How to call all the functions in a Python file on an object
NOTE: This is a migration of an old post from my previous blog.
Recently, I’ve been playing around with some competitions on Kaggle. Given that an inescapable fact of Machine Learning is Feature Selection,
I’ve been finding myself in the situation of having to call a dozen or more functions that add synthetic features,
infer missing values, etc., on the same Pandas DataFrame
.
The following code snippet will call every function in its .py
file but itself on the object,
using tail recursion (nested helper function recCall
):
import inspect
import sys
import pandas as pd
def addAllFeatures(data: pd.DataFrame):
currFunc = inspect.getframeinfo(inspect.currentframe()).function
functions = [obj for name, obj in
inspect.getmembers(sys.modules[__name__])
if (inspect.isfunction(obj) and name != currFunc)]
def recCall(modifiedData, remFuncs):
if len(remFuncs) == 0:
return modifiedData
return recCall(remFuncs[0](modifiedData), remFuncs[1:])
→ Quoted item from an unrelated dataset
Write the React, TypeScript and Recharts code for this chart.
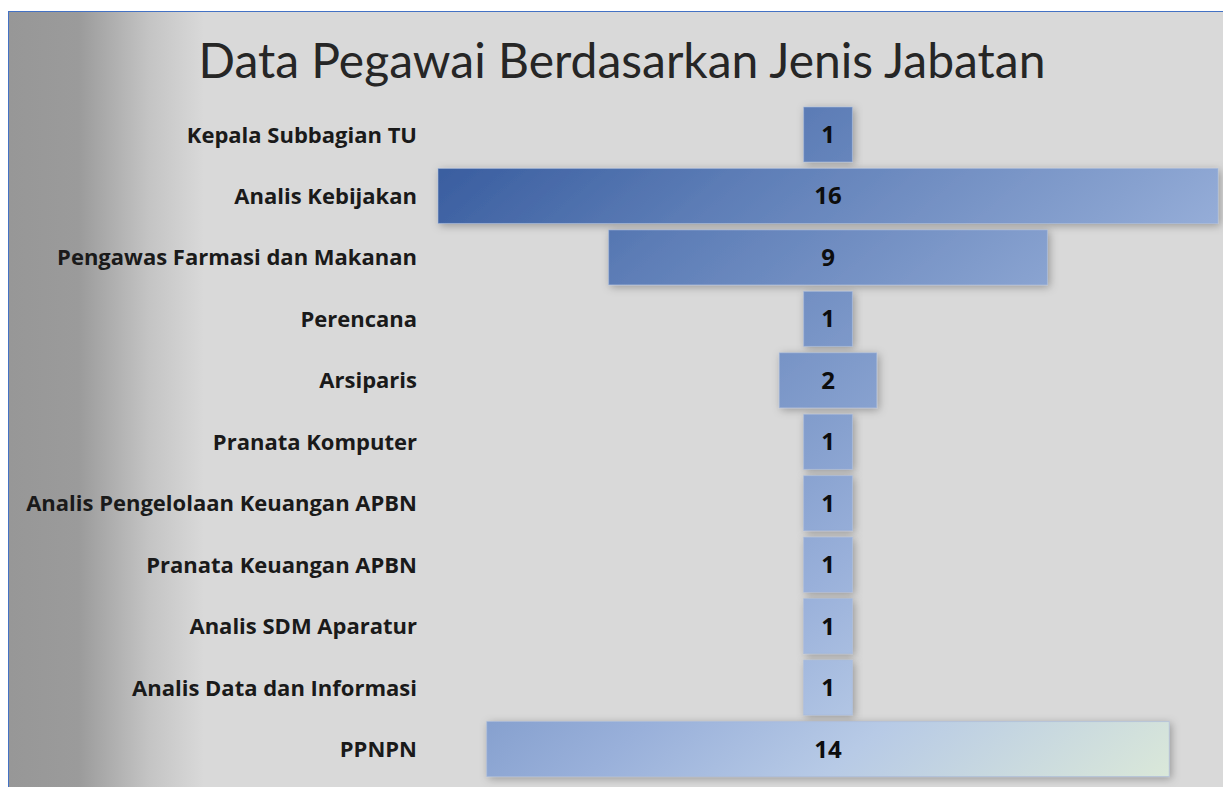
import { Bar, BarChart, LabelList, XAxis, YAxis } from 'recharts';

const JABATAN = [
  'Kepala Subbagian TU',
  'Analis Kebijakan',
  'Pengawas Farmasi dan Makanan',
  'Perencana',
  'Arsiparis',
  'Pranata Komputer',
  'Analis Pengelolaan Keuangan APBN',
  'Pranata Keuangan APBN',
  'Analis SDM Aparatur',
  'Analis Data dan Informasi',
  'PPNPN',
];

const JUMLAH = [1, 16, 9, 1, 2, 1, 1, 1, 1, 1, 14];

const MAX_JUMLAH = Math.max(...JUMLAH);

// funnel: an invisible spacer bar pushes each value bar to the centre
const chartData = JABATAN.map((name, i) => ({
  name,
  spacer: (MAX_JUMLAH - JUMLAH[i]) / 2,
  value: JUMLAH[i],
}));

const TITLE_FONT = 'Lato, "Open Sans", sans-serif';
const FONT = '"Open Sans", Lato, sans-serif';

function FunnelBar(props: any) {
  const { x, y, width, height } = props;
  if (!width || width <= 0) return null;
  return (
    <rect
      x={x}
      y={y}
      width={width}
      height={height}
      fill="url(#funnelGrad)"
      stroke="#a9bbdc"
      strokeOpacity={0.6}
      strokeWidth={1}
      filter="url(#barShadow)"
    />
  );
}

export default function App() {
  return (
    <div
      style={{
        position: 'fixed',
        left: 0,
        top: 0,
        width: 1223,
        height: 787,
        background: '#ffffff',
        overflow: 'hidden',
      }}
    >
      <div
        style={{
          position: 'absolute',
          left: 8,
          top: 11,
          width: 1215,
          height: 776,
          borderLeft: '1px solid #4472c4',
          borderTop: '1px solid #4472c4',
          background:
            'linear-gradient(to right, #979797 0px, #9b9b9b 70px, #c4c4c4 140px, #d9d9d9 195px, #d9d9d9 100%)',
        }}
      >
        <div
          style={{
            position: 'absolute',
            left: 0,
            width: 1226,
            top: 19,
            textAlign: 'center',
            fontFamily: TITLE_FONT,
            fontSize: 48,
            color: '#262626',
            lineHeight: '58px',
          }}
        >
          Data Pegawai Berdasarkan Jenis Jabatan
        </div>
        <div style={{ position: 'absolute', left: 0, top: 0 }}>
          <BarChart
            width={1214}
            height={775}
            data={chartData}
            layout="vertical"
            margin={{ top: 92, right: 5, bottom: 7, left: 0 }}
            barSize={55}
          >
            <defs>
              <linearGradient
                id="funnelGrad"
                gradientUnits="userSpaceOnUse"
                x1={429}
                y1={95}
                x2={1078}
                y2={874}
              >
                <stop offset="0" stopColor="#31569a" />
                <stop offset="0.25" stopColor="#5e7eb7" />
                <stop offset="0.5" stopColor="#87a1cf" />
                <stop offset="0.6" stopColor="#99b0da" />
                <stop offset="0.75" stopColor="#b7cae6" />
                <stop offset="1" stopColor="#dfecd7" />
              </linearGradient>
              <filter id="barShadow" x="-20%" y="-40%" width="140%" height="180%">
                <feDropShadow dx={2} dy={2} stdDeviation={4} floodColor="#000" floodOpacity={0.3} />
              </filter>
            </defs>
            <XAxis type="number" domain={[0, MAX_JUMLAH]} hide />
            <YAxis
              type="category"
              dataKey="name"
              width={429}
              axisLine={false}
              tickLine={false}
              tickSize={0}
              tickMargin={21}
              interval={0}
              tick={{ fill: '#1a1a1a', fontSize: 22, fontWeight: 700, fontFamily: FONT }}
            />
            <Bar dataKey="spacer" stackId="f" fill="transparent" isAnimationActive={false} />
            <Bar dataKey="value" stackId="f" shape={FunnelBar} isAnimationActive={false}>
              <LabelList
                dataKey="value"
                position="center"
                fill="#0d0d0d"
                fontSize={24}
                fontWeight={700}
                fontFamily={FONT}
              />
            </Bar>
          </BarChart>
        </div>
      </div>
    </div>
  );
}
return recCall(data, functions)
For this specific example, the general form of the feature-adding functions is:
def addFeature(data: pd.DataFrame, *args, **kwargs):
# add the feature ...
return data
Also notable is the fact that the data gets modified between calls of the recursion;
if your features depend on each other, then the functions
list would need to be in the correct dependency order.
Determining this can, however, quickly become non-trivial.